January 20, 1918. Omaha Sunday World-Herald 53(16): 3-M. Includes a picture of stuffed owls in display at the Northwestern School of Taxidermy.

Have You Seen a Snowy Owl Lately?

Lots of These Strange Birds are Wintering in Nebraska This Year - We Have the Evidence.

By Miles Greenleaf.

If you live in the country and should awake some morning and find a great, white spector perched upon some snow-blanketed cornshock or hay stack nearby it will be unnecessary for you to throw a fit or call the constabulary - for you will be in the presence of a Snowy Owl.

This splendid bird, standing two feet tall, is a comparative stranger in these parts with the exception of on certain years, when for some reason best known to itself, the Snowy comes this far down from the northland in such numbers as to constitute an invasion. This white wonder is seldom found perching in a tree.

The adult male bird is snowy white, as the name implies, while the female is a bit larger and a bit more greyish in color. Other names for this remarkable feathered specimen are Ermine Owl and Arctic Owl.

Within the past two months more than 100 specimens of the Snowy Owl have been sent from Nebraska and its borders to the Northwestern School of Taxidermy, Railway Exchange building, Omaha - to be mounted. This is more of these birds than this company has received in the past ten years. When it is realized that many of the Snowies are probably killed and never sent in for mounting, the vast flight may be appreciated. Where one bird is shot there are probably dozens that escape.

The accompanying picture was taken by the World-Herald staff photographer through the courtesy of the Northwestern School of Taxidermy at the later's Omaha plant, and shows twenty-two of the fifty-odd Snowy Owls than accumulated at that plant. The specimens continue to come in every day.

The Snowy Owl nests far up in the Arctic zone, a slight depression in a knoll, and lined with grass and feathers, protecting the eggs. In its habits this beautiful bird is very useful, as it lives on rodents and undesirable animals to a large extent, mixing this diet with fish, which it catches alive from the frigid waters of the north, even as the Osprey.

One of the principal diets of the Snowy is the Polar or Arctic Hare, and ornithologists explain the present huge flight of these birds into Nebraska and states of this parallel this year by the epidemic which has destroyed thousands of these big northern rabbits this winter. With its favorite food cut down and a very severe season on hand, the Arctic owls seem to have come to Nebraska to find something to eat.

This year has brought one of five great "invasions" by the Snowy owls known to naturalists. The first occurred in the winter of 1876-1877, the next in 1882-1883, the next in 1889-1890 and the next in 1901-1902.

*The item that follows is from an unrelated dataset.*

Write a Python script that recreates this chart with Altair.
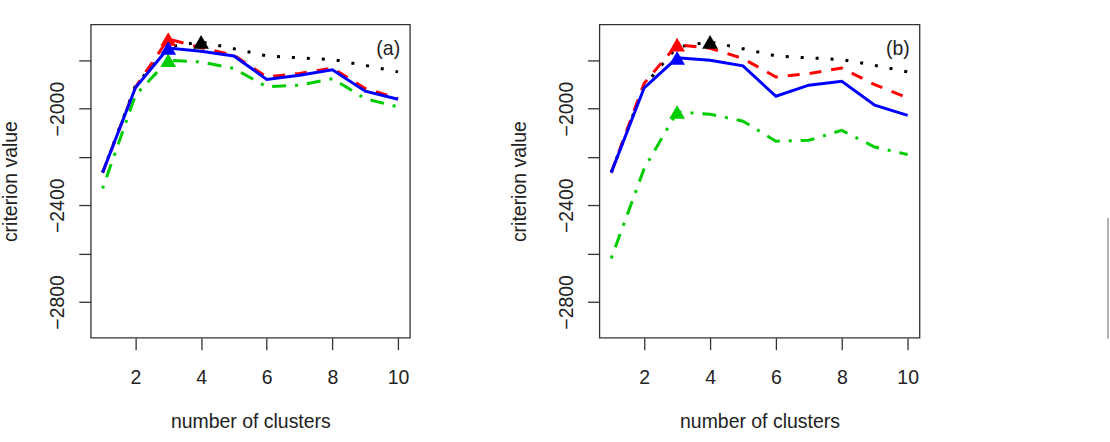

As might be expected in the presence of such a beautiful creature, and seen so plainly at long distance, the slaughter of these owls has been terrific in this as during other invasions. The United States department of agriculture, in its reports sadly deplores the killing of the Snowy.

None of these Arctic owls has been seen as yet close to Omaha, but some of the specimens sent the Northwestern School of Taxidermy have come from a distance of but fifty miles away. The bird is sometimes seen in flight by hunters, who know it for its tremendous speed. The Snowy owl can catch a grouse on the wing.

Professor Swenk of Nebraska university has interested himself in this wonderful flight of these still more wonderful birds, and a detailed report will probably be published later by him.